Across The Godfather trilogy, the Corleone family only broke their hard-and-fast rule of not mixing their personal problems with their business on one fateful occasion. The Corleone family’s rule of keeping personal feelings out of their business points to how cold and ruthless their illicit operations are. But it also explains why they’ve been so successful in the world of organized crime, and how they became so powerful in the New York underworld.
It’s a common trope in crime stories for a career criminal to set up rules that prevent them from getting caught, then break those rules one by one until they get caught. In Heat, Robert De Niro’s Neil McCauley forbids himself from personal attachments until he finds love. In Elmore Leonard’s novel Swag, Frank and Stick come up with 10 golden rules for the perfect armed robbery, then struggle to adhere to them. In The Godfather trilogy, the Corleones have a “business, not personal” rule that they only broke once.
Vito Killing Don Ciccio In The Godfather Part II Was The Only Death That Felt Purely Personal
Vito Killed Don Ciccio For No Other Reason Besides Revenge
Nothing that takes place after our first introduction to Vito breaks the family’s “business not personal” rule, even after Vito dies and Michael takes over the business. But the prequel storyline that fills in Vito’s backstory in The Godfather Part II has one killing that breaks the family’s golden rule. The earliest scenes in Vito’s origin story reveal that he fled to America when his Sicilian family — the Andolinis — were mᴀssacred by the unscrupulous Don Ciccio. As he rose to power in New York, Vito never forgot about what Don Ciccio did.

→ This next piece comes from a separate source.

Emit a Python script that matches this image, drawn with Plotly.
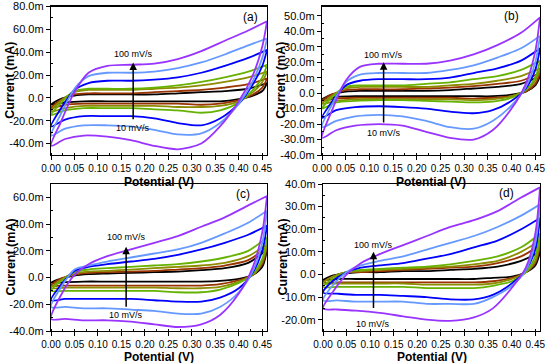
import plotly.graph_objects as go

# ---------------- data ----------------
SCAN_RATES = ["10 mV/s", "20 mV/s", "30 mV/s", "40 mV/s", "50 mV/s", "75 mV/s", "100 mV/s"]
COLORS = ["#000000", "#993300", "#8C8C00", "#66B200", "#0000FF", "#6699FF", "#9933FF"]

E_FWD = [0.00, 0.02, 0.05, 0.08, 0.12, 0.17, 0.22, 0.27, 0.32, 0.37, 0.42, 0.46]
E_REV = [0.46, 0.45, 0.43, 0.40, 0.36, 0.32, 0.27, 0.22, 0.17, 0.12, 0.07, 0.03, 0.00]

# currents in mA (forward sweep / reverse sweep), one row per scan rate
A_FWD = [
    [-6, -1, 2, 3, 3, 3, 3, 4, 5, 6, 8, 13],
    [-9, -2, 3, 4, 4, 4, 5, 6, 7, 9, 12, 17],
    [-12, -3, 5, 7, 7, 7, 8, 9, 11, 14, 18, 23],
    [-15, -5, 6, 8, 8, 8, 9, 11, 14, 18, 23, 29],
    [-25, -10, 7, 13, 15, 15, 16, 18, 22, 28, 35, 42],
    [-33, -15, 8, 19, 22, 22, 23, 26, 31, 38, 46, 52],
    [-42, -22, 5, 22, 28, 29, 30, 34, 41, 50, 59, 67],
]
A_REV = [
    [13, 6, 2, -1, -3, -3, -3, -3, -3, -3, -3, -4, -6],
    [17, 9, 3, -2, -5, -6, -5, -5, -5, -5, -5, -6, -9],
    [23, 14, 5, -3, -7, -8, -8, -7, -7, -7, -7, -9, -12],
    [29, 18, 7, -4, -11, -13, -11, -10, -9, -9, -9, -11, -15],
    [42, 28, 12, -5, -18, -24, -22, -18, -16, -16, -16, -19, -25],
    [52, 35, 15, -5, -22, -31, -32, -28, -25, -24, -24, -27, -33],
    [67, 45, 20, -3, -25, -40, -45, -42, -37, -34, -33, -36, -42],
]

B_FWD = [
    [-4, -1, 1, 1.5, 1.5, 1.5, 1.5, 2, 3, 4, 6, 11],
    [-5, -1, 2, 2.5, 2.5, 2.5, 3, 3.5, 4.5, 6, 8, 13],
    [-7, -2, 3, 4, 4, 4, 4, 5, 6, 8, 11, 16],
    [-10, -3, 4, 5, 5, 5, 6, 7, 9, 11, 15, 21],
    [-16, -6, 5, 8, 9, 9, 9, 10, 13, 16, 21, 29],
    [-22, -8, 7, 12, 13, 13, 13, 15, 18, 23, 29, 37],
    [-29, -12, 8, 17, 19, 19, 19, 21, 25, 31, 39, 49],
]
B_REV = [
    [11, 5, 1, -1, -2, -2, -2, -2, -2, -2, -2, -2.5, -4],
    [13, 6, 1, -2, -3, -3.5, -3, -3, -3, -3, -3, -3.5, -5],
    [16, 8, 2, -2, -4, -4.5, -4, -4, -4, -4, -4, -5, -7],
    [21, 10, 2, -3, -5.5, -6, -5.5, -5, -4.5, -4.5, -5, -6, -10],
    [29, 15, 3, -5, -11, -13, -12, -10, -9, -8.5, -9, -11, -16],
    [37, 20, 4, -8, -18, -23, -22, -18, -15, -14, -15, -18, -22],
    [49, 27, 6, -10, -24, -30, -29, -25, -21, -20, -21, -24, -29],
]

C_FWD = [
    [-4, -1, 1.5, 2.5, 3, 3.5, 4, 4.5, 5.5, 7, 11, 21],
    [-6, -1, 2, 3.5, 4, 4.5, 5, 6, 7, 9, 13, 23],
    [-8, -2, 3, 4.5, 5, 6, 7, 8, 9, 11, 16, 25],
    [-10, -3, 4, 6, 7, 8, 9, 10, 12, 15, 20, 30],
    [-17, -6, 5, 8, 10, 12, 14, 17, 21, 26, 32, 39],
    [-22, -8, 6, 9, 12, 15, 18, 21, 26, 33, 41, 50],
    [-31, -14, 2, 10, 16, 21, 26, 31, 38, 45, 54, 61],
]
C_REV = [
    [21, 8, 2, -1, -2.5, -3, -3, -3, -3, -3, -3, -3.5, -4],
    [23, 10, 2, -2, -5, -6, -6, -6, -6, -6, -6, -6, -6],
    [25, 12, 2, -3, -7, -8, -8, -7.5, -7.5, -7.5, -7.5, -7.5, -8],
    [30, 14, 3, -4, -9, -11, -11, -10, -10, -10, -10, -10, -10],
    [39, 20, 4, -8, -15, -18, -18, -17, -16, -16, -16, -16, -17],
    [50, 26, 5, -11, -22, -27, -27, -25, -24, -23, -23, -22, -22],
    [61, 34, 8, -12, -28, -35, -37, -35, -33, -32, -32, -31, -31],
]

D_FWD = [
    [-2.5, -0.5, 0.5, 1, 1, 1.5, 1.5, 2, 2.5, 3.5, 6, 10],
    [-3.5, -1, 1, 1, 1.5, 2, 2.5, 3, 3.5, 5, 8, 13],
    [-4, -1, 1, 1.5, 2, 2.5, 3, 3.5, 4.5, 6, 10, 15],
    [-5.5, -2, 1, 2, 2.5, 3, 3.5, 4.5, 6, 8, 12, 18],
    [-8, -3, 1, 3, 4, 5, 7, 9, 12, 15, 20, 25],
    [-11.5, -5, 1, 4, 6, 8, 11, 14, 17, 21, 26, 31],
    [-15, -8, 0, 5, 9, 13, 17, 21, 24, 28, 34, 38.5],
]
D_REV = [
    [10, 4, 1, -1, -1.5, -2, -2, -2, -2, -2, -2, -2, -2.5],
    [13, 5, 1, -1.5, -3, -3.5, -3.5, -3.5, -3.5, -3.5, -3.5, -3.5, -3.5],
    [15, 6, 1, -2, -4, -4.5, -4.5, -4.5, -4, -4, -4, -4, -4],
    [18, 8, 1, -3, -5, -6, -6, -6, -5.5, -5.5, -5.5, -5.5, -5.5],
    [25, 11, 2, -4, -9, -11, -11, -10, -9.5, -9, -9, -8.5, -8],
    [31, 14, 2, -5, -10, -13, -13, -13, -12, -12, -12, -11.5, -11.5],
    [38.5, 18, 3, -6, -15, -19, -20.5, -20, -18.5, -17, -16, -15.5, -15],
]

X_TICKS = [0.00, 0.05, 0.10, 0.15, 0.20, 0.25, 0.30, 0.35, 0.40, 0.45]
X_TICKTEXT = ["0.00", "0.05", "0.10", "0.15", "0.20", "0.25", "0.30", "0.35", "0.40", "0.45"]

A_YTICKS = [-40, -20, 0, 20, 40, 60, 80]
A_YTEXT = ["-40.0m", "-20.0m", "0.0", "20.0m", "40.0m", "60.0m", "80.0m"]
B_YTICKS = [-40, -30, -20, -10, 0, 10, 20, 30, 40, 50]
B_YTEXT = ["-40.0m", "-30.0m", "-20.0m", "-10.0m", "0.0", "10.0m", "20.0m", "30.0m", "40.0m", "50.0m"]
C_YTICKS = [-40, -20, 0, 20, 40, 60]
C_YTEXT = ["-40.0m", "-20.0m", "0.0", "20.0m", "40.0m", "60.0m"]
D_YTICKS = [-20, -10, 0, 10, 20, 30, 40]
D_YTEXT = ["-20.0m", "-10.0m", "0.0", "10.0m", "20.0m", "30.0m", "40.0m"]

# ---------------- figure ----------------
FONT = "Liberation Sans, Arial, sans-serif"
W, H = 550, 363

panels = [
    dict(fwd=A_FWD, rev=A_REV, ax="", xd=(51, 267), yd=(6.5, 155), yr=(-50, 80), toff=26.5,
         yt=A_YTICKS, ytt=A_YTEXT, lab="(a)", labpos=(0.425, 71), arx=0.175, ar=(-20, 31), ty=(38, -26)),
    dict(fwd=B_FWD, rev=B_REV, ax="2", xd=(322, 540), yd=(6.5, 155), yr=(-40, 56), toff=26.5,
         yt=B_YTICKS, ytt=B_YTEXT, lab="(b)", labpos=(0.40, 50), arx=0.13, ar=(-20, 20), ty=(24.5, -26)),
    dict(fwd=C_FWD, rev=C_REV, ax="3", xd=(51, 267), yd=(184, 331), yr=(-40, 70), toff=25.5,
         yt=C_YTICKS, ytt=C_YTEXT, lab="(c)", labpos=(0.408, 62.5), arx=0.16, ar=(-23, 23), ty=(30, -28)),
    dict(fwd=D_FWD, rev=D_REV, ax="4", xd=(323, 540), yd=(184, 331), yr=(-25, 40), toff=25.5,
         yt=D_YTICKS, ytt=D_YTEXT, lab="(d)", labpos=(0.388, 36), arx=0.107, ar=(-15.5, 10), ty=(13, -22)),
]

fig = go.Figure()
layout = dict(width=W, height=H, margin=dict(l=0, r=0, t=0, b=0, autoexpand=False),
              paper_bgcolor="white", plot_bgcolor="white", showlegend=False,
              font=dict(family=FONT, color="black", size=11))
annotations = []

for p in panels:
    xk = "x" + p["ax"]
    yk = "y" + p["ax"]
    for i, name in enumerate(SCAN_RATES):
        xs = E_FWD + E_REV
        ys = p["fwd"][i] + p["rev"][i]
        fig.add_trace(go.Scatter(x=xs, y=ys, mode="lines", name=name,
                                 line=dict(color=COLORS[i], width=1.8, shape="spline", smoothing=0.8),
                                 xaxis=xk, yaxis=yk, hoverinfo="skip"))
    common = dict(showline=True, linecolor="black", linewidth=1.2, mirror=True,
                  showgrid=False, zeroline=False, ticks="outside", ticklen=4,
                  tickwidth=1, tickcolor="black", automargin=False, tickangle=0,
                  tickfont=dict(family=FONT, size=11, color="black"))
    xaxis = dict(common, domain=[p["xd"][0] / W, p["xd"][1] / W], range=[0, 0.46],
                 tickvals=X_TICKS, ticktext=X_TICKTEXT, anchor=yk,
                 tickfont=dict(family=FONT, size=10, color="black"),
                 minor=dict(ticks="inside", ticklen=2, dtick=0.025, tick0=0, tickcolor="black"))
    yaxis = dict(common, domain=[1 - p["yd"][1] / H, 1 - p["yd"][0] / H], range=list(p["yr"]),
                 tickvals=p["yt"], ticktext=p["ytt"], anchor=xk,
                 minor=dict(ticks="inside", ticklen=2, tickcolor="black",
                            tickvals=[(a + b) / 2 for a, b in zip(p["yt"][:-1], p["yt"][1:])]))
    layout["xaxis" + p["ax"]] = xaxis
    layout["yaxis" + p["ax"]] = yaxis

    annotations.append(dict(x=p["labpos"][0], y=p["labpos"][1], xref=xk, yref=yk, text=p["lab"],
                            showarrow=False, font=dict(size=12, color="black")))
    annotations.append(dict(x=p["arx"], y=p["ar"][1], ax=p["arx"], ay=p["ar"][0],
                            xref=xk, yref=yk, axref=xk, ayref=yk, text="", showarrow=True,
                            arrowhead=2, arrowsize=1, arrowwidth=1.5, arrowcolor="black"))
    annotations.append(dict(x=p["arx"], y=p["ty"][0], xref=xk, yref=yk, text="100 mV/s",
                            showarrow=False, font=dict(size=9, color="black")))
    annotations.append(dict(x=p["arx"], y=p["ty"][1], xref=xk, yref=yk, text="10 mV/s",
                            showarrow=False, font=dict(size=9, color="black")))
    xc = (p["xd"][0] + p["xd"][1]) / 2 / W
    annotations.append(dict(x=xc, y=1 - (p["yd"][1] + p["toff"]) / H, xref="paper", yref="paper",
                            xanchor="center", yanchor="middle",
                            text="<b>Potential (V)</b>", showarrow=False,
                            font=dict(size=12, color="black")))
    yc = 1 - (p["yd"][0] + p["yd"][1]) / 2 / H
    annotations.append(dict(x=(p["xd"][0] - 41) / W, y=yc, xref="paper", yref="paper",
                            xanchor="center", yanchor="middle",
                            text="<b>Current (mA)</b>", showarrow=False, textangle=-90,
                            font=dict(size=12.5, color="black")))

layout["annotations"] = annotations
fig.update_layout(**layout)
fig.write_html("out.html", config={"displayModeBar": False, "staticPlot": True},
               post_script="document.body.style.margin='0';document.body.style.overflow='hidden';")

In 1922, when Vito travels to Sicily with his family to start the olive oil importing business he uses as a front for criminal activities, he and his business partner Don Tommasino pay a visit to an elderly Don Ciccio. After Ciccio gives Vito his blessing to start the business, Vito reveals who he is and cuts into Ciccio’s stomach to avenge the Andolinis. There was no business reason for Vito to kill Ciccio; he did it purely as an act of vengeance.
Why The Godfather Trilogy’s Other Major Deaths Weren’t Just Personal
Even Fredo’s Death Wasn’t Entirely Personal
None of the other major character deaths in The Godfather trilogy were just about settling a personal score — even the ones that seemed the most personal had a pragmatic business reasoning behind them. Killing the other dons wasn’t just revenge for Sonny’s death; it was about gaining power. Killing Carlo wasn’t just about his abuse of Connie; it was to remove an untrustworthy leak. Even after Fredo betrayed Michael, he wasn’t killed out of spite; he was killed to get rid of a liability. Don Ciccio is the only death in The Godfather trilogy that felt purely personal.